▼▼▼

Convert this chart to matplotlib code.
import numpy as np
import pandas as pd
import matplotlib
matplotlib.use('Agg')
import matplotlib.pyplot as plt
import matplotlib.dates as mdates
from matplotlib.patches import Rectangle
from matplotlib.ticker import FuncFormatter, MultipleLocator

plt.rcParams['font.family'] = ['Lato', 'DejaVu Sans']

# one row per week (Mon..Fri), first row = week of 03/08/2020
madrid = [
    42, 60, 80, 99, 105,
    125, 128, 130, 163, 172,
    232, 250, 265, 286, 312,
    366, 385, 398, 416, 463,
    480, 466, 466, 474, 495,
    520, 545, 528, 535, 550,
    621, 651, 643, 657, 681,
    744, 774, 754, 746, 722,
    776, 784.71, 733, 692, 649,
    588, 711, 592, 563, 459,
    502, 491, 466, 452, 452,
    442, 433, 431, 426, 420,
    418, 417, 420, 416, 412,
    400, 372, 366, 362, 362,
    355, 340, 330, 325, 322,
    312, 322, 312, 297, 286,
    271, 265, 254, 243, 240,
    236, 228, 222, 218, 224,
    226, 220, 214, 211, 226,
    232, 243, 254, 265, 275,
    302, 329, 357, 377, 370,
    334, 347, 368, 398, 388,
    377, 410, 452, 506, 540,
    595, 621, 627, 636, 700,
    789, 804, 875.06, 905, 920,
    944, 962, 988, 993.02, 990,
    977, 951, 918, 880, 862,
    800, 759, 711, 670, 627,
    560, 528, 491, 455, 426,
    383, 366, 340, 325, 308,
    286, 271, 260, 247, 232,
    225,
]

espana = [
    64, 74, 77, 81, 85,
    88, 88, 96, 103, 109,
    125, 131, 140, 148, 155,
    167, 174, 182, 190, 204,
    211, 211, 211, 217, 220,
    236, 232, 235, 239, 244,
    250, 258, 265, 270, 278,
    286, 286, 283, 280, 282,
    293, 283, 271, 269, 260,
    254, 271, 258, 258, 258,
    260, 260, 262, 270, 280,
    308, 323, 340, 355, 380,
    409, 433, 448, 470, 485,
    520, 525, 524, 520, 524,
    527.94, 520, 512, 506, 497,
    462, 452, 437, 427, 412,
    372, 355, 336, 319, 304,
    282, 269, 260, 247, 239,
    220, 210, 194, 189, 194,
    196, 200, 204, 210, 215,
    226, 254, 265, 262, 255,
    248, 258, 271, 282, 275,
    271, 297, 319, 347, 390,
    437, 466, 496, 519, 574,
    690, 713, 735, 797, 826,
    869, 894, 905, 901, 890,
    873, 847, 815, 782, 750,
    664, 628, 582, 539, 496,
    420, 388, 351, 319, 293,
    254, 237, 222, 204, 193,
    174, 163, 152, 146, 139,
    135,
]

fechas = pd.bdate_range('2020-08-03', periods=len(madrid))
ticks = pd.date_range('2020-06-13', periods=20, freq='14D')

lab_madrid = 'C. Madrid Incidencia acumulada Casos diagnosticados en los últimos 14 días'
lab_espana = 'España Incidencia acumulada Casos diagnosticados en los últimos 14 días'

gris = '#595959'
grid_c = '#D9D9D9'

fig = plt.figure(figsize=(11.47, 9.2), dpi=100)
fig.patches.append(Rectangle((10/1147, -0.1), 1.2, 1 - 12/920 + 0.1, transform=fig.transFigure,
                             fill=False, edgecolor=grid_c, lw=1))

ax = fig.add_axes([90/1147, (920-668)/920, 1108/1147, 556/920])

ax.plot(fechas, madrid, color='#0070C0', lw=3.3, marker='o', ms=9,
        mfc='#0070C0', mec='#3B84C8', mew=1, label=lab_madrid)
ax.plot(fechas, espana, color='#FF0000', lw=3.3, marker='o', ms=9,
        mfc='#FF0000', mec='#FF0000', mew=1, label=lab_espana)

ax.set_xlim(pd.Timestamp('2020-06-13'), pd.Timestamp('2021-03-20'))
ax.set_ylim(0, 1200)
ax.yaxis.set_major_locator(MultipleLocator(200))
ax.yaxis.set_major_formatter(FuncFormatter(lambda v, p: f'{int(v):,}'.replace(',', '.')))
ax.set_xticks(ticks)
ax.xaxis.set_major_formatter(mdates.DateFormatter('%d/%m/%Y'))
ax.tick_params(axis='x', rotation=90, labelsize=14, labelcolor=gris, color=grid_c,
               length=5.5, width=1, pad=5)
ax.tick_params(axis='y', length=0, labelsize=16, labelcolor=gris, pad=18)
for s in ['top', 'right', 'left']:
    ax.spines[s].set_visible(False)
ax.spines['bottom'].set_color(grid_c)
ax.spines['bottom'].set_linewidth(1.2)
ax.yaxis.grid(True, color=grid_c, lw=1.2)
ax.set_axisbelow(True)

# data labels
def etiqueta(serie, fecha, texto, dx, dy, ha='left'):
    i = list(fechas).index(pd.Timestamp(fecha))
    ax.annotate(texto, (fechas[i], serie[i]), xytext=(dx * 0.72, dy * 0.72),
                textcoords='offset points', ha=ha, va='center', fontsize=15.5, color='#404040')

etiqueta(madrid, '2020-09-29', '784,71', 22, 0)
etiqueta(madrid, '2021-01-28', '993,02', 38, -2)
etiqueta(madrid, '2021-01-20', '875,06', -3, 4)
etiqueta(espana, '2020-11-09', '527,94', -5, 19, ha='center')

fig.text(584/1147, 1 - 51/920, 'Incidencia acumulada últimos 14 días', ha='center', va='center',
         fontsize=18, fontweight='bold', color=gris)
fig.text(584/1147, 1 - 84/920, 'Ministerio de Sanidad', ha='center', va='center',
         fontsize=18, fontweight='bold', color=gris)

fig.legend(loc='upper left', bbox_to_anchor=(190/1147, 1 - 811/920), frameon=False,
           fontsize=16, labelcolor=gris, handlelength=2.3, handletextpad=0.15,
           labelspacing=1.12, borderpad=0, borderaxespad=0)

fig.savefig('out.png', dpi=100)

▲▲▲
▼▼▼

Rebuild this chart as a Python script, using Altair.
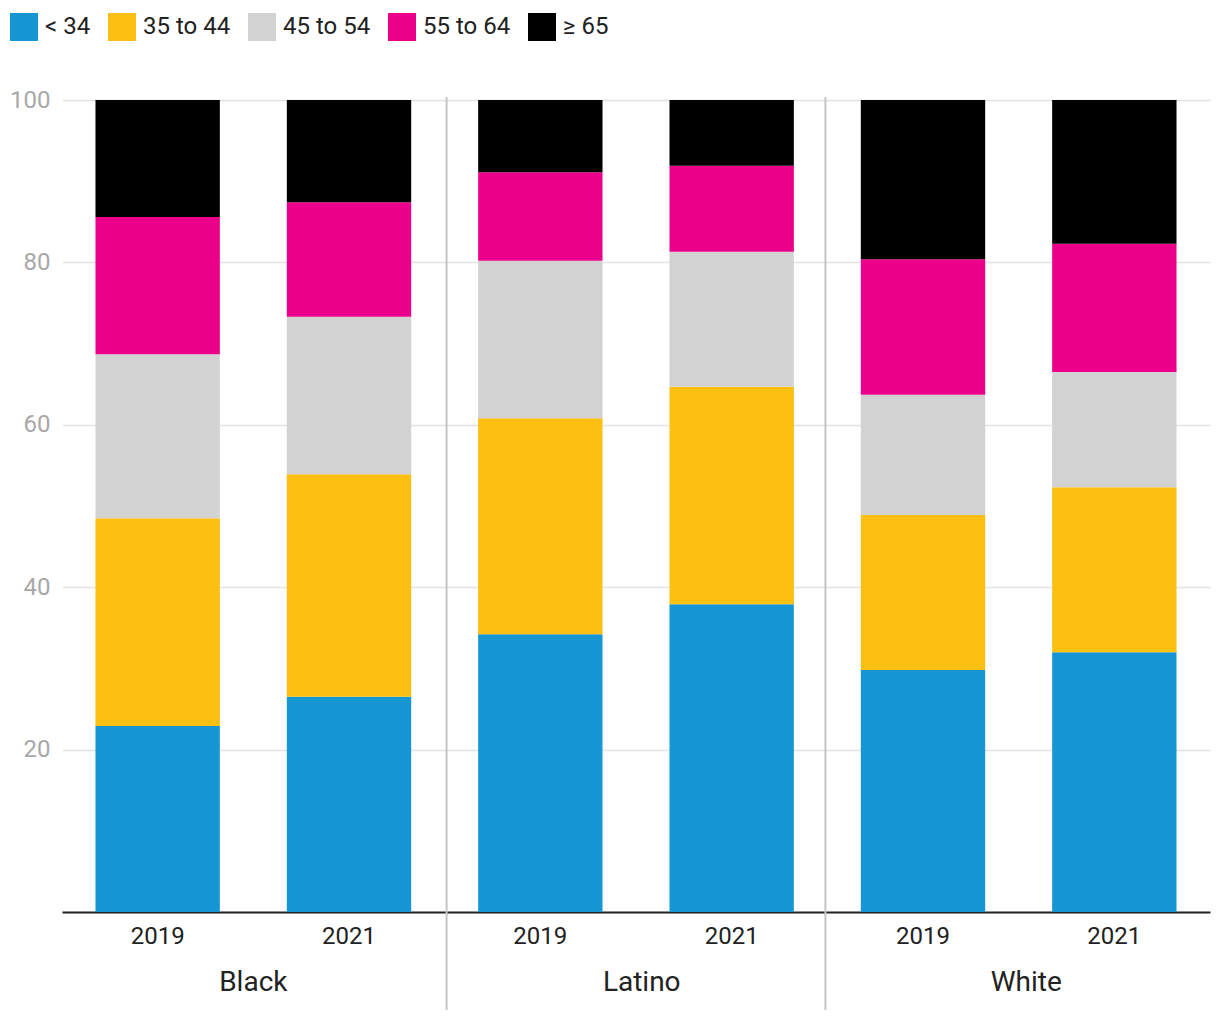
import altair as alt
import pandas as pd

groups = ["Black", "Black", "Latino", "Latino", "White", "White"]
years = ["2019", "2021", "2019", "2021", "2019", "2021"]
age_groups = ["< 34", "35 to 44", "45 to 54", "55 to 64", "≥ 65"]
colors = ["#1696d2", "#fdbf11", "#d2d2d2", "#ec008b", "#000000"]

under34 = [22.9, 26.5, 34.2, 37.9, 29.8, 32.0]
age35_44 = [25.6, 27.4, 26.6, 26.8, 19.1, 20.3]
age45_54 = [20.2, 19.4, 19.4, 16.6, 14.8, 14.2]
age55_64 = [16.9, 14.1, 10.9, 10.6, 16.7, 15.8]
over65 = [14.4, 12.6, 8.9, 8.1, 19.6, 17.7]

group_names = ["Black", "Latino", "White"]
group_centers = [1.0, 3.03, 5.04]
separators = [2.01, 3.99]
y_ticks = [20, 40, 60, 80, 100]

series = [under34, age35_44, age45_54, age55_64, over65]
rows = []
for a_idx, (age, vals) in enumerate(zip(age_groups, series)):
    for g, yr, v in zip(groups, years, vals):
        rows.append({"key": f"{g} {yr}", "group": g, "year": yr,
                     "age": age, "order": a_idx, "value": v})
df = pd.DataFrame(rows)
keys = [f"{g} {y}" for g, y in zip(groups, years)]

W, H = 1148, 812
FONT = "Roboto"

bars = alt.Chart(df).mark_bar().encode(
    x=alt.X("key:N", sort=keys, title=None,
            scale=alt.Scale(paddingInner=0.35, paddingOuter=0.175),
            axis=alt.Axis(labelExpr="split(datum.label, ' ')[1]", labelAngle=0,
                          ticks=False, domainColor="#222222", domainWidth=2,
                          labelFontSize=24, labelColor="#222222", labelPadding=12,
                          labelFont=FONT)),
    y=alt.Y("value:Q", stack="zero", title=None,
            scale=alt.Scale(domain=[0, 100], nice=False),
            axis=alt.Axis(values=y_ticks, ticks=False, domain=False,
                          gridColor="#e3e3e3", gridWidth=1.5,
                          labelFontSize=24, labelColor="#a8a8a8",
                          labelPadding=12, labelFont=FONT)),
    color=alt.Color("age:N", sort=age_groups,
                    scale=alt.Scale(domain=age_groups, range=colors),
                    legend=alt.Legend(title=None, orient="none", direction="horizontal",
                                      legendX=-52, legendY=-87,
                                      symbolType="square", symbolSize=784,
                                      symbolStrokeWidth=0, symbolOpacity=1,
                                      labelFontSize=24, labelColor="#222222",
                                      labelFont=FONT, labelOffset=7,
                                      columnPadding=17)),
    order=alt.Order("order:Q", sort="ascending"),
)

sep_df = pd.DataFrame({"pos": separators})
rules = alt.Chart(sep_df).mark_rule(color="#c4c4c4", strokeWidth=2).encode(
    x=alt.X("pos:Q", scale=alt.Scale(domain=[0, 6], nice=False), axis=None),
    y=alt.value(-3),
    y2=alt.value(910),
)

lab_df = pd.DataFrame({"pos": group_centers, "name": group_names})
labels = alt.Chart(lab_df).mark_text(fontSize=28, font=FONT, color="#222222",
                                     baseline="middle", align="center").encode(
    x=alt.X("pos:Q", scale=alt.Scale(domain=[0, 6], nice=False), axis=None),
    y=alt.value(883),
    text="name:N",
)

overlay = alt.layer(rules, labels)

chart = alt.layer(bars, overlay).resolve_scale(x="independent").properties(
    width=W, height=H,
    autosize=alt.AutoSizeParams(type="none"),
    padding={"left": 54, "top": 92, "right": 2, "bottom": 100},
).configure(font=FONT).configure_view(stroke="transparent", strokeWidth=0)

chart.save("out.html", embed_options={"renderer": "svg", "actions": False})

▲▲▲

**Your task:** Of all the lines above, how many contain "this"? Give the number and nothing more.

**Final answer:** 2